* start *

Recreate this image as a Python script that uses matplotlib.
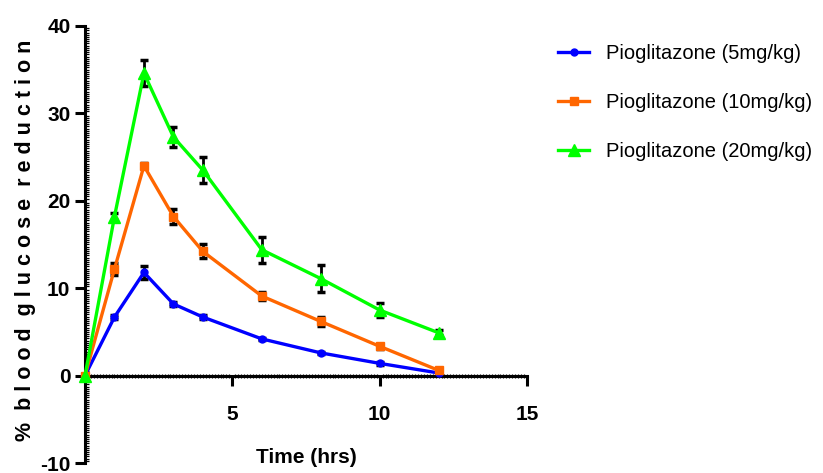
import numpy as np
from matplotlib import pyplot as plt
from matplotlib.ticker import MultipleLocator

# time points (hrs)
time = [0, 1, 2, 3, 4, 6, 8, 10, 12]

# % blood glucose reduction, mean and error
pio5 = [0, 6.7, 11.8, 8.2, 6.7, 4.2, 2.6, 1.4, 0.3]
pio5_err = [0, 0.2, 0.7, 0.2, 0.2, 0.15, 0.15, 0.15, 0.1]
pio10 = [0, 12.2, 24.0, 18.2, 14.2, 9.1, 6.2, 3.35, 0.6]
pio10_err = [0, 0.7, 0.3, 0.85, 0.8, 0.5, 0.5, 0.3, 0.2]
pio20 = [0, 18.2, 34.6, 27.3, 23.5, 14.4, 11.1, 7.5, 4.9]
pio20_err = [0, 0.4, 1.5, 1.1, 1.5, 1.5, 1.5, 0.8, 0.3]

labels = ['Pioglitazone (5mg/kg)', 'Pioglitazone (10mg/kg)', 'Pioglitazone (20mg/kg)']
colors = ['#0000FF', '#FF6600', '#00FF00']
markers = ['o', 's', '^']
msizes = [5, 6, 8]

plt.rcParams['font.family'] = ['Liberation Sans', 'DejaVu Sans']
plt.rcParams['axes.unicode_minus'] = False

fig = plt.figure(figsize=(8.23, 4.73), dpi=100)
ax = fig.add_axes([0.1033, 0.0211, 0.537, 0.924])

series = [(pio5, pio5_err), (pio10, pio10_err), (pio20, pio20_err)]
handles = []
for (vals, errs), lab, c, m, ms in zip(series, labels, colors, markers, msizes):
    ax.errorbar(time, vals, yerr=errs, fmt='none', ecolor='black',
                elinewidth=2, capsize=3, capthick=2.5, zorder=2)
    h, = ax.plot(time, vals, color=c, lw=2.4, marker=m, ms=ms,
                 markeredgecolor=c, label=lab, zorder=3, clip_on=False)
    handles.append(h)

ax.set_xlim(0, 15)
ax.set_ylim(-10, 40)

ax.spines['top'].set_visible(False)
ax.spines['right'].set_visible(False)
ax.spines['bottom'].set_position(('data', 0))
ax.spines['left'].set_linewidth(2.2)
ax.spines['bottom'].set_linewidth(2.2)

ax.set_xticks([5, 10, 15])
ax.set_yticks([-10, 0, 10, 20, 30, 40])
ax.xaxis.set_minor_locator(MultipleLocator(0.1))
ax.yaxis.set_minor_locator(MultipleLocator(0.25))
ax.tick_params(axis='both', which='major', length=7, width=2.2, labelsize=15)
ax.tick_params(axis='x', which='major', pad=14)
ax.tick_params(axis='x', which='minor', direction='inout', length=3.5, width=0.9)
ax.tick_params(axis='y', which='minor', direction='in', length=3, width=0.9)
for t in ax.get_xticklabels() + ax.get_yticklabels():
    t.set_fontweight('bold')

ax.set_xlabel('Time (hrs)', fontsize=15, fontweight='bold')
ax.xaxis.set_label_coords(0.5, 0.035)

# spaced-out y label like the original
ylab = '  '.join(' '.join(w) for w in '% blood glucose reduction'.split(' '))
ax.set_ylabel(ylab, fontsize=15.5, fontweight='bold')
ax.yaxis.set_label_coords(-0.11, 0.51)

fig.legend(handles=handles, labels=labels, loc='upper left',
           bbox_to_anchor=(0.678, 0.907), frameon=False, fontsize=14.5,
           borderaxespad=0, borderpad=0,
           handlelength=1.55, handletextpad=0.85, labelspacing=1.5)

plt.savefig('out.png', dpi=100)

* end *

Every line from the top of the material above through the line with "plt.rcParams['axes.unicode_minus'] = False" should be duplicated exactly, please; leave out the pictures.

Recreate this image as a Python script that uses matplotlib.
import numpy as np
from matplotlib import pyplot as plt
from matplotlib.ticker import MultipleLocator

# time points (hrs)
time = [0, 1, 2, 3, 4, 6, 8, 10, 12]

# % blood glucose reduction, mean and error
pio5 = [0, 6.7, 11.8, 8.2, 6.7, 4.2, 2.6, 1.4, 0.3]
pio5_err = [0, 0.2, 0.7, 0.2, 0.2, 0.15, 0.15, 0.15, 0.1]
pio10 = [0, 12.2, 24.0, 18.2, 14.2, 9.1, 6.2, 3.35, 0.6]
pio10_err = [0, 0.7, 0.3, 0.85, 0.8, 0.5, 0.5, 0.3, 0.2]
pio20 = [0, 18.2, 34.6, 27.3, 23.5, 14.4, 11.1, 7.5, 4.9]
pio20_err = [0, 0.4, 1.5, 1.1, 1.5, 1.5, 1.5, 0.8, 0.3]

labels = ['Pioglitazone (5mg/kg)', 'Pioglitazone (10mg/kg)', 'Pioglitazone (20mg/kg)']
colors = ['#0000FF', '#FF6600', '#00FF00']
markers = ['o', 's', '^']
msizes = [5, 6, 8]

plt.rcParams['font.family'] = ['Liberation Sans', 'DejaVu Sans']
plt.rcParams['axes.unicode_minus'] = False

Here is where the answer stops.